- **PROMPT**:
Extract every line where the string "this" appears.

- **Plotting code records**:
-- Begin --

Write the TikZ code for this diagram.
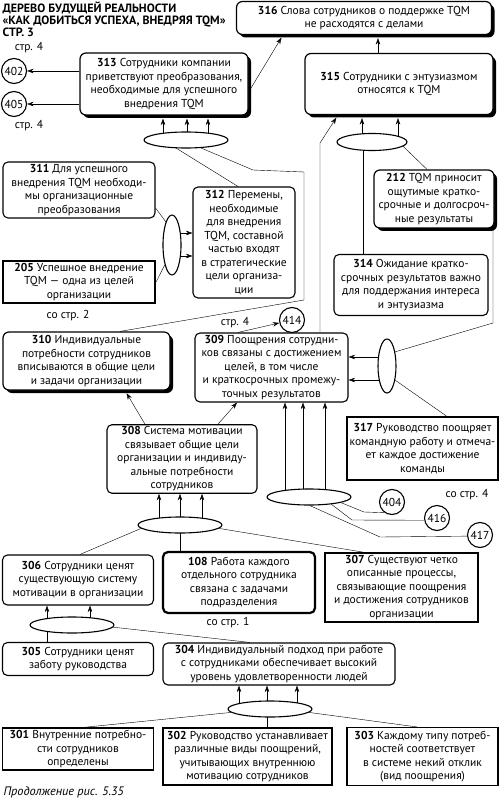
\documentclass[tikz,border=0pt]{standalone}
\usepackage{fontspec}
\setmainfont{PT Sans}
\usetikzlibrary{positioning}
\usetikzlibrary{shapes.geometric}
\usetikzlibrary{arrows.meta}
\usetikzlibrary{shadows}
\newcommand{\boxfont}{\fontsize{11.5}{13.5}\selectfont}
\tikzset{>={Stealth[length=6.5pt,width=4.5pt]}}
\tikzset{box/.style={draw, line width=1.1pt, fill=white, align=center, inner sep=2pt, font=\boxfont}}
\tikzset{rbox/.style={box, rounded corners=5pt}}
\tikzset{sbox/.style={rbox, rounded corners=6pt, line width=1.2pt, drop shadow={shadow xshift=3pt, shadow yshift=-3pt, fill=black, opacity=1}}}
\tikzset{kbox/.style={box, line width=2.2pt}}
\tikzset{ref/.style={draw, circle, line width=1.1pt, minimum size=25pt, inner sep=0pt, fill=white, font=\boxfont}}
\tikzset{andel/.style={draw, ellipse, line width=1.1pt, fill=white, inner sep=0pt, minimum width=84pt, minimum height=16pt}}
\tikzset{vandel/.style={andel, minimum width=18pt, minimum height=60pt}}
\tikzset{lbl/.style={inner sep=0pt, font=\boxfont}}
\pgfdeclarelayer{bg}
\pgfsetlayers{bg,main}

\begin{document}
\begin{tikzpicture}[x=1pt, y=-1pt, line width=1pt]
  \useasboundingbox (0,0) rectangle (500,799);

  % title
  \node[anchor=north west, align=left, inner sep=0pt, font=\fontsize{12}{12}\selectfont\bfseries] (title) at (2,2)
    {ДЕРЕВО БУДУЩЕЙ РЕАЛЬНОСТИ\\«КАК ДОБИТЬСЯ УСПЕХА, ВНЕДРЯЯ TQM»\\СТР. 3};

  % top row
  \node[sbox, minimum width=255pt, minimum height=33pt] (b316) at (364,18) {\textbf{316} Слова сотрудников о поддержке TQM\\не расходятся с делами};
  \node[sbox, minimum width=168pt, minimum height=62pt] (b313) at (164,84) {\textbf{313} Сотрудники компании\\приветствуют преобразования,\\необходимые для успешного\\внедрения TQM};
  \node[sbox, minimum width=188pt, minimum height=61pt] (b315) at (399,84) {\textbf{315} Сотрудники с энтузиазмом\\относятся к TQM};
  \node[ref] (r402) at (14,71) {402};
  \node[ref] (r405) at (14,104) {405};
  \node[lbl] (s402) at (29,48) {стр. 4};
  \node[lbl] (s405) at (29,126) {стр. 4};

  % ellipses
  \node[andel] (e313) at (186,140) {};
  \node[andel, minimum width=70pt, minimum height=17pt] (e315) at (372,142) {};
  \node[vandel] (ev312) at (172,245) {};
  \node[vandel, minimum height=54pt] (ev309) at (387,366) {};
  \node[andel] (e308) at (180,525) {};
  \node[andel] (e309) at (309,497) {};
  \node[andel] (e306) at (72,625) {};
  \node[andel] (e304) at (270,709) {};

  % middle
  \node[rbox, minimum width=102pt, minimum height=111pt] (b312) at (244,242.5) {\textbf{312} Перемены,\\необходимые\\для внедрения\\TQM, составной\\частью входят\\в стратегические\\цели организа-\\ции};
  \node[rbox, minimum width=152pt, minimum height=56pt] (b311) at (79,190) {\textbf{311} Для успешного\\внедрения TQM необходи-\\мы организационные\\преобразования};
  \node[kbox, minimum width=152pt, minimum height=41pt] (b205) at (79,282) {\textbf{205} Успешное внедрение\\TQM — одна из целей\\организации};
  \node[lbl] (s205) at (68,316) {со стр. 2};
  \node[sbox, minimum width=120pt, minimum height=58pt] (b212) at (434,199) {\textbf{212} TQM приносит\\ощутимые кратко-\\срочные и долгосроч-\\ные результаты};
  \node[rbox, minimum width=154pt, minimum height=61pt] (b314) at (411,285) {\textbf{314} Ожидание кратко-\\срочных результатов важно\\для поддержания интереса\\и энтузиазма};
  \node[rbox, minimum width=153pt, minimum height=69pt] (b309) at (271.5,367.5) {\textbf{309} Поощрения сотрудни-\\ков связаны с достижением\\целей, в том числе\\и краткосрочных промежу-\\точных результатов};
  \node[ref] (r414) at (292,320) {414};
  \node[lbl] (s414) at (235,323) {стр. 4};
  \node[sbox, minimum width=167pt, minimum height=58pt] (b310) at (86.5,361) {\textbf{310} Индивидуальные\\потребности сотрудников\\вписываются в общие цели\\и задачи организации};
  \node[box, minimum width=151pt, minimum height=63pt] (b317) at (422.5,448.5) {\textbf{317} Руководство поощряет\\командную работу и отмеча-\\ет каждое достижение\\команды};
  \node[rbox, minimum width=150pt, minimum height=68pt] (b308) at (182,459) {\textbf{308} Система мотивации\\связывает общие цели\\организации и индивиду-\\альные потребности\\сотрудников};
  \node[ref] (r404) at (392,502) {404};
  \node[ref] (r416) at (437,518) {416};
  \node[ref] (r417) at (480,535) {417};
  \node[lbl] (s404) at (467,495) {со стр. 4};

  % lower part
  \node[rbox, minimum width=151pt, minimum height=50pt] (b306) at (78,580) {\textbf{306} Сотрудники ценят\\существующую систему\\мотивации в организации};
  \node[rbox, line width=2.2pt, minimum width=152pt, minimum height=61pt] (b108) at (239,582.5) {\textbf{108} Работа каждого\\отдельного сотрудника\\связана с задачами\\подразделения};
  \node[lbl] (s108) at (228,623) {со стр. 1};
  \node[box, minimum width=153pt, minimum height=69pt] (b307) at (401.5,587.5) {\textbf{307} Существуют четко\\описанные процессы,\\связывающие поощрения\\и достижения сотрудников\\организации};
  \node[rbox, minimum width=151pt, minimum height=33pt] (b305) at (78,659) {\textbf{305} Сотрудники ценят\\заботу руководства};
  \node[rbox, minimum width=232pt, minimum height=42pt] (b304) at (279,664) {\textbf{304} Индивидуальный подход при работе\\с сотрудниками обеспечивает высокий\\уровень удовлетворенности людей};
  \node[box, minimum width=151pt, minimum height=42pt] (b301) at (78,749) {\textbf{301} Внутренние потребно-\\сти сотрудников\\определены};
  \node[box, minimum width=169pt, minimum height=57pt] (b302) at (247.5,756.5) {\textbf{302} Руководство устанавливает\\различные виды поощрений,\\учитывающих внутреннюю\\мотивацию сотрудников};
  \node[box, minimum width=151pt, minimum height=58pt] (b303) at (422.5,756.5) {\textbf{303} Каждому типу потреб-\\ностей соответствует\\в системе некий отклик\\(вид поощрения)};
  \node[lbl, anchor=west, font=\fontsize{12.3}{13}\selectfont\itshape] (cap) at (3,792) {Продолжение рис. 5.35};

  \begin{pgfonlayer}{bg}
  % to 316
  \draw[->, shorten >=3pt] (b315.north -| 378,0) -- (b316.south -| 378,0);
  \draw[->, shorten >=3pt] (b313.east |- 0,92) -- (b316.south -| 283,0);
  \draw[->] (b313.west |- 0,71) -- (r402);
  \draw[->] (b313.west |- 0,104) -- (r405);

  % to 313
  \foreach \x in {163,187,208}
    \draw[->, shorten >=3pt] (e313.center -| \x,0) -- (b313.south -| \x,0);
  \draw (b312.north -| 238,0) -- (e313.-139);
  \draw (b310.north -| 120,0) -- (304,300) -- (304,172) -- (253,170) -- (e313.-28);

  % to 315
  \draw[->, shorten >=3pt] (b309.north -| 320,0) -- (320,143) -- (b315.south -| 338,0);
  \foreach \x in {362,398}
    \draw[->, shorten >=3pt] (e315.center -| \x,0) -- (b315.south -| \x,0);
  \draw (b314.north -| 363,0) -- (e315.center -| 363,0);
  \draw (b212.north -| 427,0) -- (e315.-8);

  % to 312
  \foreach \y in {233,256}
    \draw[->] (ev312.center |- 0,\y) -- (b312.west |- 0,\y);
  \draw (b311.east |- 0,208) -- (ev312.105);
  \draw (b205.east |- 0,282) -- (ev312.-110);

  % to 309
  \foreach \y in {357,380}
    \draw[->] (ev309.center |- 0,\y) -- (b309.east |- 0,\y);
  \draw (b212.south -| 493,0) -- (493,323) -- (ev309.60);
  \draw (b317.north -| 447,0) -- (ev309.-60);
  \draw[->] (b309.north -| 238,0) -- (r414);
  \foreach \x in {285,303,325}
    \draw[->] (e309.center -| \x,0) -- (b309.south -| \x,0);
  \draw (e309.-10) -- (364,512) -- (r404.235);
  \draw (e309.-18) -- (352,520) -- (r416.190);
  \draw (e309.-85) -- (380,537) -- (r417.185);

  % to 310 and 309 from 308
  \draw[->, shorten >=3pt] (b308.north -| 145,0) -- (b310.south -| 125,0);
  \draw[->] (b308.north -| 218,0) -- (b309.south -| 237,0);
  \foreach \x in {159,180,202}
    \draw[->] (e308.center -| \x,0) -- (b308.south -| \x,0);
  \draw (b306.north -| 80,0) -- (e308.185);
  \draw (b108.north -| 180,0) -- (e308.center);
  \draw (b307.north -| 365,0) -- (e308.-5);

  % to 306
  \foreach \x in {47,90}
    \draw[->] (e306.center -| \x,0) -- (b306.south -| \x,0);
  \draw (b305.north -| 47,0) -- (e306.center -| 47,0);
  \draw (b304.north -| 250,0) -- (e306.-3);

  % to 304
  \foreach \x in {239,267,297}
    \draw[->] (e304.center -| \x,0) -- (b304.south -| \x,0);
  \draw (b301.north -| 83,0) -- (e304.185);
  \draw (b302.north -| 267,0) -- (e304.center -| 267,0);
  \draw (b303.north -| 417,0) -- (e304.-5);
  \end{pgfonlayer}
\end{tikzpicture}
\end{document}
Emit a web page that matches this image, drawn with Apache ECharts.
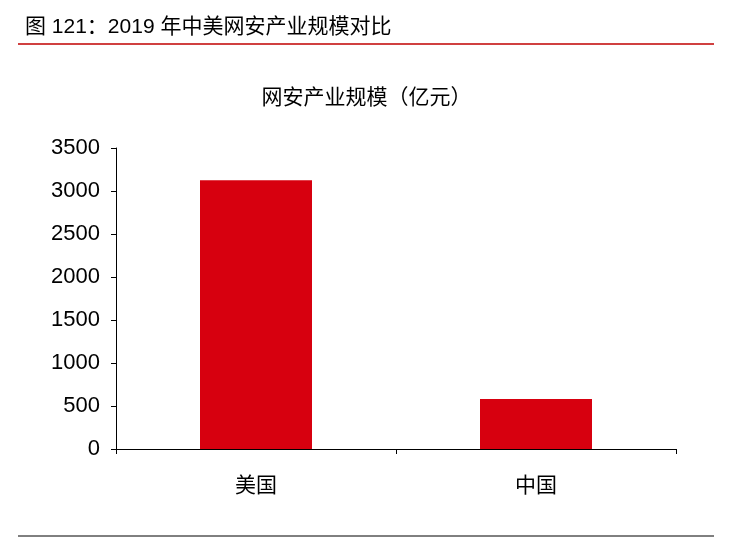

-- End --

- **WRITTEN RESPONSE**:
Write the TikZ code for this diagram.
Emit a web page that matches this image, drawn with Apache ECharts.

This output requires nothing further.